L’arte teatrale diventa una fetta dell’esperienza educativa, che per alcuni si traduce in una carriera da attore o da tecnico audio luci una volta scontata la pena, per altri termina con la conclusione dell’esperienza detentiva, ma resta comunque un’esperienza formativa che arricchisce per la vita.
Il teatro in carcere come spazio di libertà
Il teatro, però, diventa soprattutto uno spazio di libertà. «Il teatro è privo di sbarre e di conseguenza si perde la sensazione di essere in carcere. Inoltre, è un’esperienza di riscatto, per far vedere una parte di sé diversa da quella legata alle carte», spiega ancora Catia.

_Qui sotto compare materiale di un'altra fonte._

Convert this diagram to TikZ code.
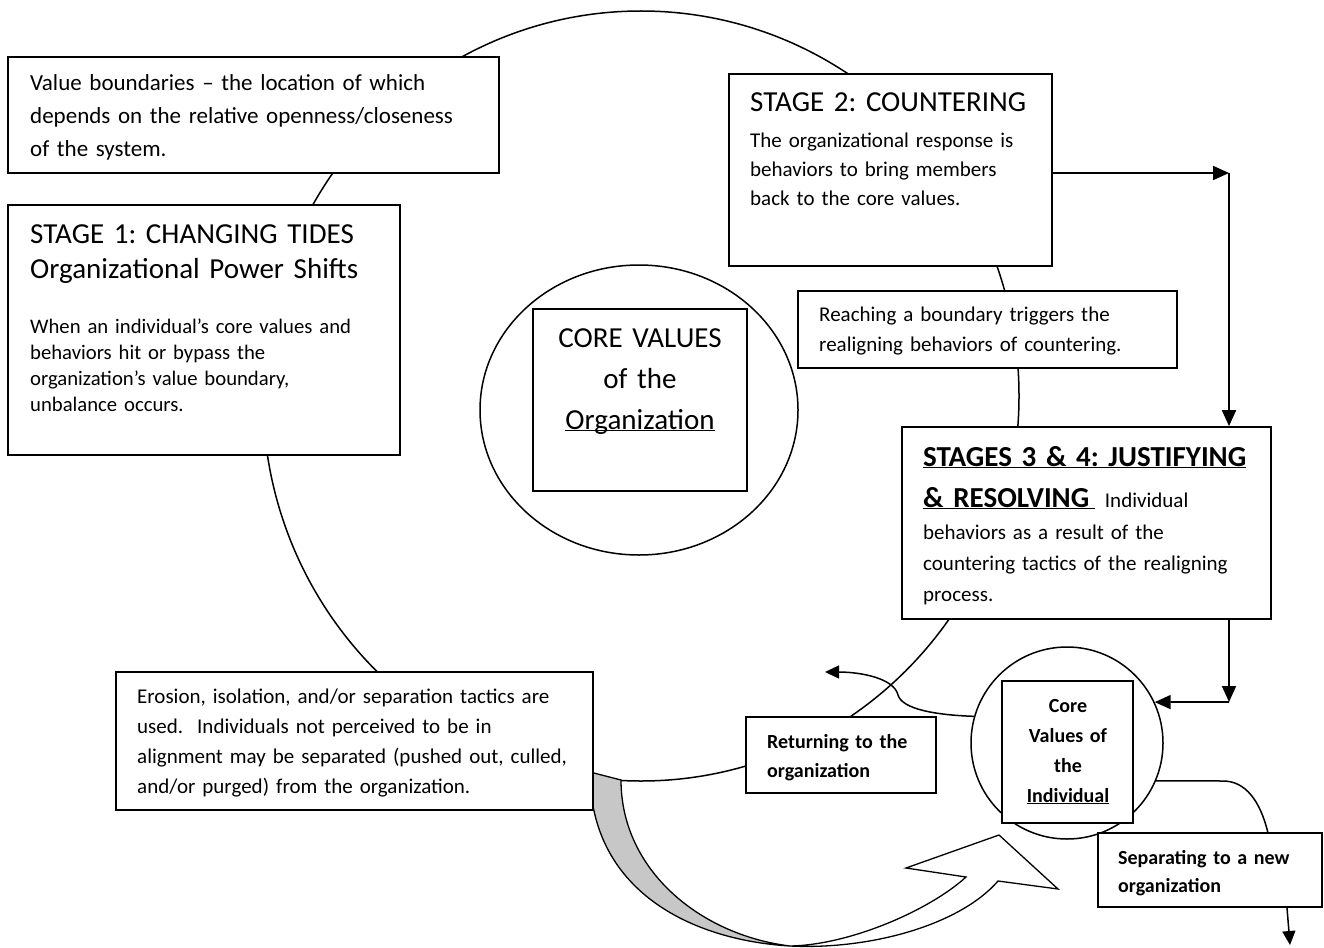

Non solo. L’esperienza teatrale, come specifica Christian, diventa «libertà di espressione, di ricerca, di accrescimento senza condizionamento alcuno». Una libertà che trova riscontro nel teatro, ma anche nei vari laboratori presenti nella casa di reclusione di Bollate: scrittura creativa, pittura, meditazione sono solo alcune delle attività attivate che permettono la libertà di espressione e una riconfigurazione dell’immagine di sé differente ed inclusa nella società. E allora Stefano lancia una domanda: «Perché non reinvestire nelle carceri riproponendo il modello di Bollate?».